Kritische Geister mit ins Boot zu holen war für Höltschi nie eine Option. «Hinterher gesehen kann man das als Fehler sehen», sagt der CVP-Gemeinderat, «anderseits ist auch klar, dass die Demokratie spielt und die politischen Rechte funktionieren. Am Ende wird das Volk entscheiden.»

Partizipation in Sursee

Dass Grossprojekte auch ganz anders aufgegleist werden können, zeigt der regionale Entwicklungsträger Sursee-Mittelland, der gegenwärtig seine Siedlungspolitik für die Region erarbeitet. «Hier können wir seit Beginn an der Planung partizipieren», sagt Monique Frey vom VCS.

Das Projekt, das die Siedlungsentwicklung mit der Mobilitätsplanung verbinden soll, sei schon weit fortgeschritten, sagt Beat Lichtsteiner, Geschäftsführer des regionalen Entwicklungsträgers Sursee-Mittelland. «Dabei beteiligen wir alle Interessengruppen, und zwar schon früh in der Prozessphase und nicht erst am Schluss, wo man dann politischen Widerstand gewärtigen muss.»

Die Vorteile sind für Lichtsteiner eindeutig: «Das Vorgehen ist viel rationeller, denn es ist einfacher, gemeinsam gute Lösungen zu erarbeiten, die breit abgestützt sind. In der Folge haben wir geringere Prozesskosten.»

Region West auf Seetaler Kurs

Positiv äussert sich auch Monique Frey über diesen partizipativen Prozess. «Die Projektverantwortlichen können unser Wissen und unsere breite Erfahrung ‹abholen›, am Ende führt das zu einem tragfähigen Kompromiss zwischen unterschiedlichen Interessengruppen.»

Noch nie um eine Mitarbeit angefragt wurde der VCS vom regionalen Entwicklungsträger Region Luzern West in Wolhusen. Die Region West will, zusammen mit einer Interessengemeinschaft, Wolhusen in einem rund 100 Millionen Franken teuren Tunnel umfahren (Blogeintrag auf zentral+).

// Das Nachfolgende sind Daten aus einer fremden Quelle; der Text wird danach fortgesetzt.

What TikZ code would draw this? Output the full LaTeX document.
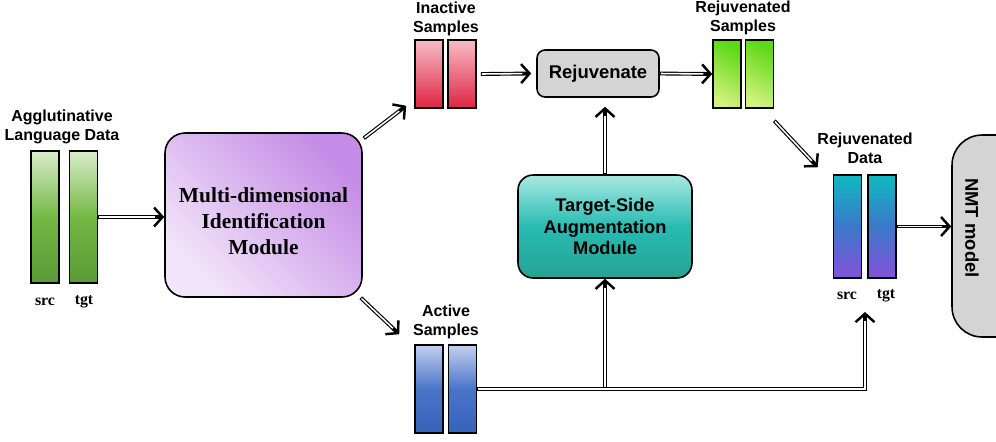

Das Projekt wird wegen seiner umstrittenen Wirkung äusserst kontrovers diskutiert. Und ähnlich wie im Seetal wird es von einer mächtigen bürgerlichen Lobby gepusht. «Ich würde mich nicht wundern, wenn hier das Gleiche passiert wie im Seetal», sagt Monique Frey vom VCS.